The lot is oriented east-west, which allows limited sunlight to enter the house through the front and the back. Conversely, the skylights can receive the outside light throughout the whole day and illuminate the entire house through the voids and the openings. At certain moments, sunlight reaches all the way to the basement from the roof ceiling, generating a sense of spatial connection across the floors. The house is of a one, measureless void, which is one of the major themes of the atelier.

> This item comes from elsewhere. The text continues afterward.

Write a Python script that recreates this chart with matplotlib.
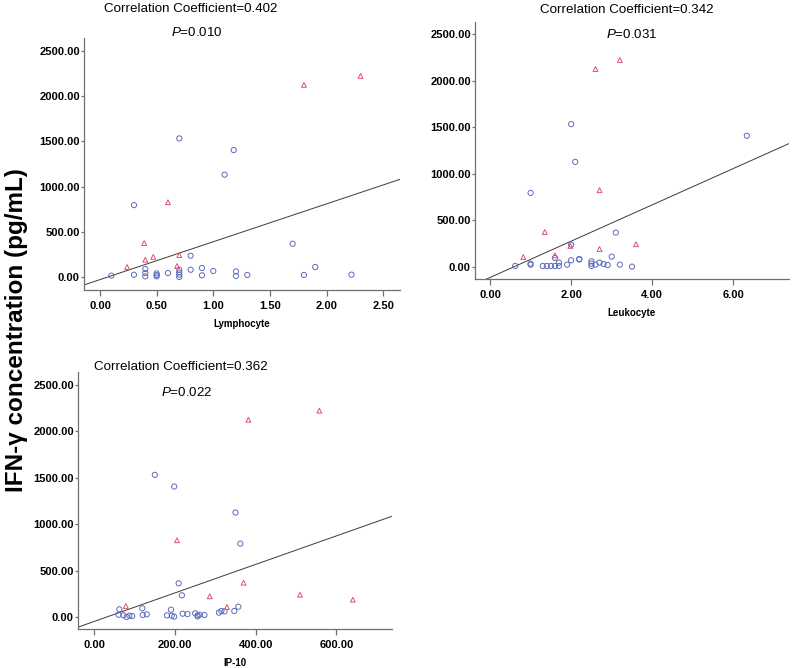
import matplotlib
matplotlib.use("Agg")
import matplotlib.pyplot as plt
import numpy as np

plt.rcParams['font.family'] = ['Liberation Sans', 'DejaVu Sans']
plt.rcParams['mathtext.fontset'] = 'custom'
plt.rcParams['mathtext.rm'] = 'Liberation Sans'
plt.rcParams['mathtext.it'] = 'Liberation Sans:italic'

# ---------------- data ----------------
# Panel 1: Lymphocyte
lym_blue_x = [0.10, 0.30, 0.30, 0.40, 0.40, 0.40, 0.50, 0.50, 0.50, 0.60, 0.70, 0.70, 0.70, 0.70,
              0.70, 0.80, 0.80, 0.90, 0.90, 1.00, 1.10, 1.18, 1.20, 1.20, 1.30, 1.70, 1.80, 1.90, 2.22]
lym_blue_y = [15, 795, 25, 88, 44, 7, 40, 22, 7, 44, 1533, 80, 51, 26,
              0, 235, 80, 99, 18, 66, 1132, 1404, 62, 11, 22, 368, 22, 110, 26]
lym_red_x = [0.24, 0.39, 0.40, 0.47, 0.60, 0.68, 0.70, 1.80, 2.30]
lym_red_y = [110, 375, 190, 222, 827, 122, 243, 2125, 2224]
lym_fit = (-29, 419)  # intercept, slope

# Panel 2: Leukocyte
leu_blue_x = [0.62, 1.00, 1.00, 1.00, 1.30, 1.40, 1.50, 1.60, 1.60, 1.70, 1.70, 1.90, 2.00, 2.00,
              2.00, 2.10, 2.20, 2.20, 2.50, 2.50, 2.50, 2.60, 2.70, 2.80, 2.90, 3.00, 3.10, 3.20,
              3.50, 6.33]
leu_blue_y = [11, 795, 36, 25, 11, 11, 11, 11, 97, 47, 11, 25, 1533, 72,
              240, 1128, 86, 80, 61, 36, 11, 25, 47, 32, 21, 111, 369, 25,
              4, 1408]
leu_red_x = [0.82, 1.35, 1.60, 1.98, 2.60, 2.70, 2.70, 3.20, 3.60]
leu_red_y = [107, 376, 125, 226, 2124, 824, 193, 2221, 244]
leu_fit = (-113, 195)

# Panel 3: IP-10
ip_blue_x = [62, 60, 72, 80, 87, 94, 119, 120, 130, 150, 180, 190, 192, 198, 198, 209, 217, 219,
             231, 250, 256, 256, 261, 273, 309, 315, 323, 347, 350, 357, 362]
ip_blue_y = [83, 25, 18, 0, 14, 11, 94, 22, 29, 1532, 18, 79, 14, 4, 1406, 363, 234, 36,
             32, 40, 18, 7, 25, 22, 47, 65, 61, 65, 1126, 111, 791]
ip_red_x = [78, 205, 286, 329, 370, 382, 510, 558, 641]
ip_red_y = [119, 827, 223, 108, 370, 2126, 241, 2223, 187]
ip_fit = (-47, 1.535)

titles = ["Correlation Coefficient=0.402", "Correlation Coefficient=0.342", "Correlation Coefficient=0.362"]
pvals = ["0.010", "0.031", "0.022"]
xlabels = ["Lymphocyte", "Leukocyte", "IP-10"]
xticks = [[0, 0.5, 1.0, 1.5, 2.0, 2.5], [0, 2, 4, 6], [0, 200, 400, 600]]
yticks = [0, 500, 1000, 1500, 2000, 2500]
ylabel = "IFN-γ concentration (pg/mL)"

# ---------------- figure ----------------
W, H = 793, 668
fig = plt.figure(figsize=(W / 100, H / 100), dpi=100)


def px_axes(l, t, r, b):
    return fig.add_axes([l / W, 1 - b / H, (r - l) / W, (b - t) / H])


panels = [
    dict(box=(84, 38, 400, 290), xlim=(-0.141, 2.648), ylim=(-144, 2644),
         bx=lym_blue_x, by=lym_blue_y, rx=lym_red_x, ry=lym_red_y, fit=lym_fit,
         title_xy=(191, 9), p_xy=(197, 33)),
    dict(box=(475, 22, 789, 279), xlim=(-0.37, 7.37), ylim=(-129, 2629),
         bx=leu_blue_x, by=leu_blue_y, rx=leu_red_x, ry=leu_red_y, fit=leu_fit,
         title_xy=(627, 10), p_xy=(632, 35)),
    dict(box=(78, 372, 392, 629), xlim=(-40.5, 738), ylim=(-129, 2640),
         bx=ip_blue_x, by=ip_blue_y, rx=ip_red_x, ry=ip_red_y, fit=ip_fit,
         title_xy=(181, 367), p_xy=(187, 392)),
]

blue = '#5b6bbd'
red = '#e0506a'
spine_col = '#707070'

for i, p in enumerate(panels):
    ax = px_axes(*p['box'])
    ax.set_xlim(*p['xlim'])
    ax.set_ylim(*p['ylim'])
    for s in ['top', 'right']:
        ax.spines[s].set_visible(False)
    for s in ['left', 'bottom']:
        ax.spines[s].set_color(spine_col)
        ax.spines[s].set_linewidth(0.9)
    ax.scatter(p['bx'], p['by'], s=14, facecolors='none', edgecolors=blue, linewidths=0.7, marker='o', zorder=3)
    ax.scatter(p['rx'], p['ry'], s=12, facecolors='none', edgecolors=red, linewidths=0.7, marker='^', zorder=3)
    b0, b1 = p['fit']
    xs = np.array(p['xlim'])
    ax.plot(xs, b0 + b1 * xs, color='#3a3a3a', lw=0.7, zorder=2)
    ax.set_xticks(xticks[i])
    ax.set_xticklabels([f"{v:.2f}" for v in xticks[i]], fontsize=8, fontweight='bold')
    ax.set_yticks(yticks)
    ax.set_yticklabels([f"{v:.2f}" for v in yticks], fontsize=8, fontweight='bold')
    ax.tick_params(axis='x', length=4, width=0.9, color=spine_col, pad=4)
    ax.tick_params(axis='y', length=2, width=0.9, color=spine_col, pad=1)
    ax.set_xlabel(xlabels[i], fontsize=7, fontweight='bold', labelpad=6)
    tx, ty = p['title_xy']
    fig.text(tx / W, 1 - ty / H, titles[i], fontsize=9.6, ha='center', va='center')
    px_, py_ = p['p_xy']
    fig.text(px_ / W, 1 - py_ / H, r"$\it{P}$=" + pvals[i], fontsize=9.6, ha='center', va='center')

fig.text(17 / W, 1 - 330 / H, ylabel, rotation=90, fontsize=17.5, fontweight='bold',
         ha='center', va='center')

fig.savefig("out.png", dpi=100)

The façade is the direct expression of the innate order, as pursued by the atelier in all its designs. In the inside, one encounters the windows, the “eyes” to the outside, in various moments of the routine. Whether on a bed looking out towards the balcony window on the other end, or on the work station on the second floor looking out towards the backyard, or on the staircase to the third floor looking up at the skylight directly above it, the views are framed by architectural elements at specific points and within the order of the house so that one experiences them with both anticipation and surprise. These “gazes” towards the outside are interestingly mirrored in the gazing face of the house, which truly identifies with the life of the inside.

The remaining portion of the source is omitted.